As the country’s leading housing and homelessness charity we have a major interest in how changes to the planning system will affect the country’s housing emergency. We know getting social housebuilding up to where it needs to be will take big changes to achieve. We want to see major changes to our housebuilding system and predominant model of development to deliver the social homes that the country needs.

However, the proposals currently in the white paper won’t deliver the increase in social housebuilding we need when we need it. Planning isn’t the fundamental barrier to increasing housebuilding, as established by the government’s own independent review of build out. It’s particularly the barrier to delivering more social rented homes.

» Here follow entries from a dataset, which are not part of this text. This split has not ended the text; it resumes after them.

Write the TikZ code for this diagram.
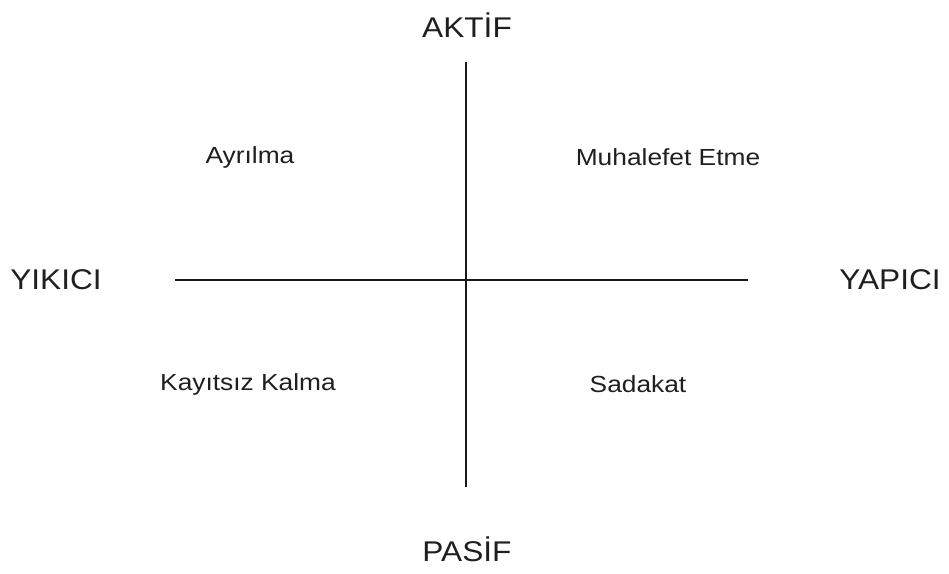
\documentclass[tikz,border=0pt]{standalone}
\usepackage{graphicx}
\usepackage{fontspec}
\setmainfont{Liberation Sans}
% slightly widened lettering
\newcommand\widetext[2]{\scalebox{#1}[1]{#2}}
\begin{document}
\begin{tikzpicture}[x=1pt,y=-1pt,
  axislabel/.style={font=\fontsize{28.5}{32}\selectfont, text=black!88, inner sep=0pt},
  quadlabel/.style={font=\fontsize{23.3}{26}\selectfont, text=black!88, inner sep=0pt},
  axisline/.style={line width=1.6pt, black!90}]
\useasboundingbox (0,0) rectangle (949,573);
% axes
\coordinate (top) at (466,62);
\coordinate (bottom) at (466,487);
\coordinate (left) at (175,280);
\coordinate (right) at (748,280);
\draw[axisline] (top) -- (bottom);
\draw[axisline] (left) -- (right);
% axis labels
\node[axislabel] (aktif) at (467,25) {\widetext{1.11}{AKTİF}};
\node[axislabel] (pasif) at (467,549) {\widetext{1.11}{PASİF}};
\node[axislabel] (yikici) at (56,280) {\widetext{1.11}{YIKICI}};
\node[axislabel] (yapici) at (890,280) {\widetext{1.11}{YAPICI}};
% quadrant labels
\node[quadlabel] (ayrilma) at (250,157) {\widetext{1.13}{Ayrılma}};
\node[quadlabel] (muhalefet) at (668,157) {\widetext{1.13}{Muhalefet Etme}};
\node[quadlabel] (kayitsiz) at (248,384) {\widetext{1.13}{Kayıtsız Kalma}};
\node[quadlabel] (sadakat) at (638,384) {\widetext{1.13}{Sadakat}};
\end{tikzpicture}
\end{document}
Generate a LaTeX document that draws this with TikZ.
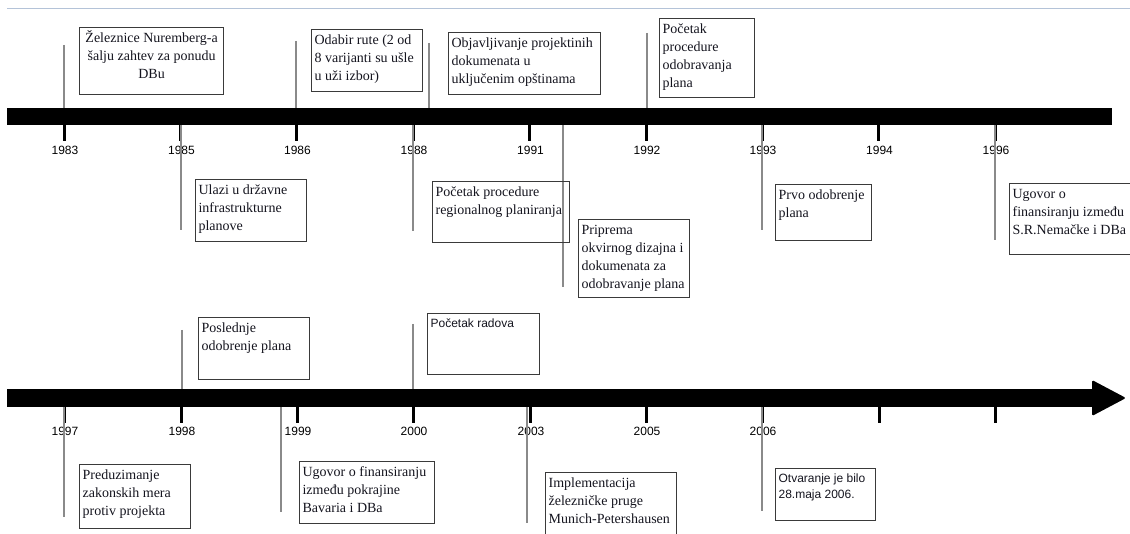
\documentclass[tikz,border=0pt]{standalone}
\usepackage{fontspec}
\setmainfont{Liberation Serif}
\setsansfont{Liberation Sans}
\definecolor{txt}{HTML}{14141E}
\definecolor{topln}{HTML}{B4C3D8}
\definecolor{evgray}{HTML}{8A8A8A}
\definecolor{boxgray}{HTML}{3A3A3A}
\newcommand\evbox[8]{\node[ebox,font=#6] (#1) at (#2,#3) {\parbox[t][\dimexpr#5pt-4pt\relax][t]{\dimexpr#4pt-6pt\relax}{\raggedright\rule{0pt}{#7pt}#8}};}
\tikzset{
  barfill/.style={fill=black, draw=none, inner sep=0pt, anchor=north west},
  tickmark/.style={line width=3pt},
  yearlab/.style={font=\sffamily\fontsize{12}{14}\selectfont, inner sep=0pt},
  evline/.style={draw=evgray, line width=1.4pt},
  ebox/.style={draw=boxgray, line width=1.2pt, anchor=north west, inner xsep=3pt, inner ysep=2pt, text=txt},
  serifbox/.style={},
}
\begin{document}
\begin{tikzpicture}[x=1pt,y=-1pt]
\useasboundingbox (0,0) rectangle (1130,534);
% top thin line
\coordinate (tl0) at (7,9);
\coordinate (tl1) at (1130,9);
\draw[topln, line width=1pt] (tl0) -- (tl1);
% bars
\node[barfill, minimum width=1105pt, minimum height=17pt] (bar1) at (7,108) {};
\node[barfill, minimum width=1093pt, minimum height=18pt] (bar2) at (7,389) {};
\fill[rounded corners=1.5pt, line join=round] (1092,380) -- (1126,398) -- (1092,416) -- cycle;
% ticks row 1
\foreach \x/\yr [count=\i] in {64/1983,180.5/1985,296.5/1986,413/1988,529.5/1991,646/1992,762/1993,878.5/1994,995/1996}{
  \coordinate (ta\i) at (\x,141);
  \draw[tickmark] (ta\i |- bar1.south) -- (ta\i);
  \node[yearlab] (ya\i) at (\x+1,150) {\yr};
}
% ticks row 2
\foreach \x/\yr [count=\i] in {64/1997,181/1998,297/1999,413/2000,530/2003,646/2005,762/2006}{
  \coordinate (tb\i) at (\x,423);
  \draw[tickmark] (tb\i |- bar2.south) -- (tb\i);
  \node[yearlab] (yb\i) at (\x+1,431) {\yr};
}
\foreach \x [count=\i] in {879,995}{
  \coordinate (tc\i) at (\x,423);
  \draw[tickmark] (tc\i |- bar2.south) -- (tc\i);
}
% event lines row 1
\foreach \x/\y [count=\i] in {64/45,296/41,429/43,647/33}{
  \coordinate (ua\i) at (\x,\y);
  \draw[evline] (ua\i) -- (ua\i |- bar1.north);
}
\foreach \x/\y [count=\i] in {181/230,413/231,563/287,762/230,995/240}{
  \coordinate (da\i) at (\x,\y);
  \draw[evline] (da\i |- bar1.south) -- (da\i);
}
% event lines row 2
\foreach \x/\y [count=\i] in {182/330,413/324}{
  \coordinate (ub\i) at (\x,\y);
  \draw[evline] (ub\i) -- (ub\i |- bar2.north);
}
\foreach \x/\y [count=\i] in {64/517,281/512,527/523,762/511}{
  \coordinate (db\i) at (\x,\y);
  \draw[evline] (db\i |- bar2.south) -- (db\i);
}
% boxes
\def\sf{\fontsize{14}{18}\selectfont}
\evbox{b1}{79}{27}{144}{67}{\sf}{13}{\centering Železnice Nuremberg-a\\šalju zahtev za ponudu\\DBu}
\evbox{b2}{311}{29}{111}{62}{\sf}{13}{Odabir rute (2 od\\8 varijanti su ušle\\u uži izbor)}
\evbox{b3}{448}{32}{152}{62}{\sf}{13}{Objavljivanje projektinih\\dokumenata u\\uključenim opštinama}
\evbox{b4}{659}{18}{95}{79}{\sf}{13}{Početak\\procedure\\odobravanja\\plana}
\evbox{b5}{195}{179}{111}{62}{\sf}{13}{Ulazi u državne\\infrastrukturne\\planove}
\evbox{b6}{432}{181}{137}{61}{\sf}{13}{Početak procedure\\regionalnog planiranja}
\evbox{b7}{578}{219}{111}{78}{\sf}{13}{Priprema\\okvirnog dizajna i\\dokumenata za\\odobravanje plana}
\evbox{b8}{775}{184}{96}{56}{\sf}{13}{Prvo odobrenje\\plana}
\evbox{b9}{1009}{183}{140}{71}{\sf}{13}{Ugovor o\\finansiranju između\\S.R.Nemačke i DBa}
\evbox{b10}{198}{317}{111}{62}{\sf}{13}{Poslednje\\odobrenje plana}
\evbox{b11}{427}{313}{112}{61}{\sffamily\fontsize{12}{15.5}\selectfont}{12}{Početak radova}
\evbox{b12}{79}{464}{111}{64}{\sf}{13}{Preduzimanje\\zakonskih mera\\protiv projekta}
\evbox{b13}{299}{461}{135}{62}{\sf}{13}{Ugovor o finansiranju\\između pokrajine\\Bavaria i DBa}
\evbox{b14}{545}{472}{131}{80}{\sf}{13}{Implementacija\\železničke pruge\\Munich-Petershausen}
\evbox{b15}{775}{468}{100}{52}{\sffamily\fontsize{12}{15.5}\selectfont}{12}{Otvaranje je bilo\\28.maja 2006.}
\end{tikzpicture}
\end{document}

We want the government to be serious about increasing social housebuilding, but the major missing ingredient is investment.

Our overall view of the proposal for consolidated infrastructure levy is that it doesn’t make sense to completely replace a system that has become vital for delivering social housing without proof of concept. This is particularly true when known improvements could be made now and when we are in a time of serious economic uncertainty and acute housing need. Replacing the system would be inherently risky. To overcome this risk, the government will need to build in safeguards that make its ambition and commitment to deliver at least as much social housing onsite concrete. And it will need to overcome several fundamental challenges that its proposed infrastructure levy faces. This won’t be easy and may not be possible. We are currently unconvinced that a flat rate levy will be able to deliver as much social housing as the existing system and cannot support the proposal until the government has evidenced that it would do so.